If there's a pattern here that points to one of the region's present-day problems, it's that merger-and-acquisition activity among businesses and industries on a national scale has come at a cost to communities like Huntington, Ironton and Ashland.
We've lost close to an entire level of economic activity. Layers of management expertise have left town. We've lost the deep pockets of national and international companies and their willingness to donate money and employees' time to local causes.
While all this was going on, the arrival of megabox chain stores has nearly wiped out the local merchant class. When a local merchant closes, or even a regional one when a super-regional moves into the market, rarely does a younger one step up to take its place.

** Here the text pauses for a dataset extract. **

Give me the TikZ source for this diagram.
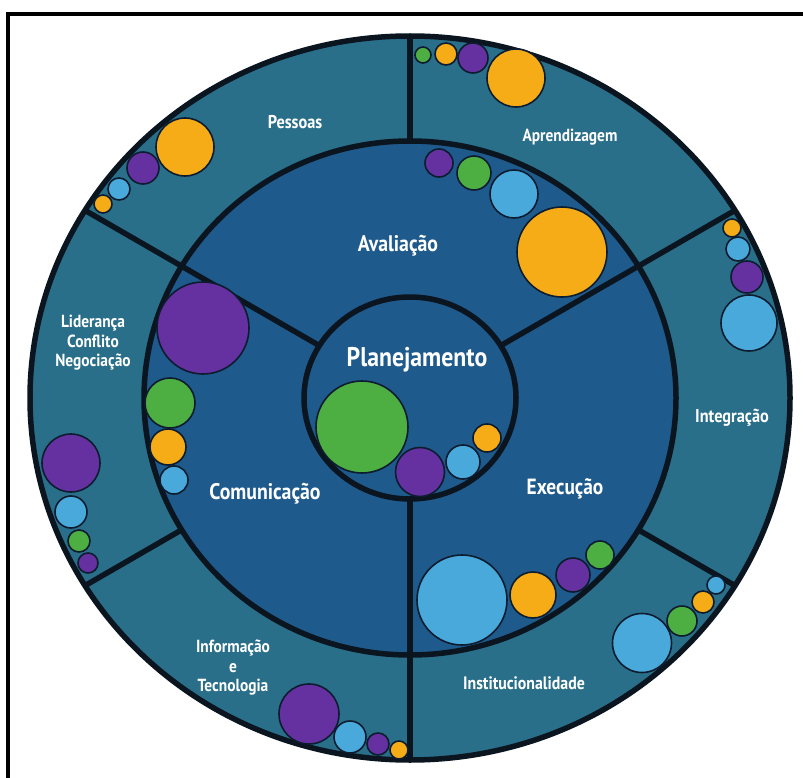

We still have local and regional businesses of note - the FoodFair chain of supermarkets come to mind - but there's no question the consolidation drive has driven down the number of locally owned and operated businesses.
Few of the large private-sector employers here have deep roots in their communities. There are some, yes, but not as many as before. No one has stepped up to fill the roles abandoned by Ashland Inc. and AK Steel, among others.
Ashland Inc. moved its headquarters to Covington, Kentucky, 20 years ago after it put its local operations into a joint venture with Marathon Petroleum. Ashland's corporate officers were invested in this community. The company left for several reasons. Institutional investors demanded the move for some reason. Ashland found it difficult to get its employees, its vendors and its customers into and out of the area because of the air service locally. And, as one company spokesman told me, Ashland wanted to increase its minority hiring in its management ranks, and this area was a tough sell to young talent that was in demand.
Today Ashland is known as Ashland Global Holdings Inc. It specializes in the chemical business, having divested itself of its petroleum and construction divisions. It has a new brand identity, and there is little to attach it to its history in this area, where it was founded in 1924 by Paul G. Blazer.
There remains a question.
Will the next Paul Blazer make his fortune here? Can he?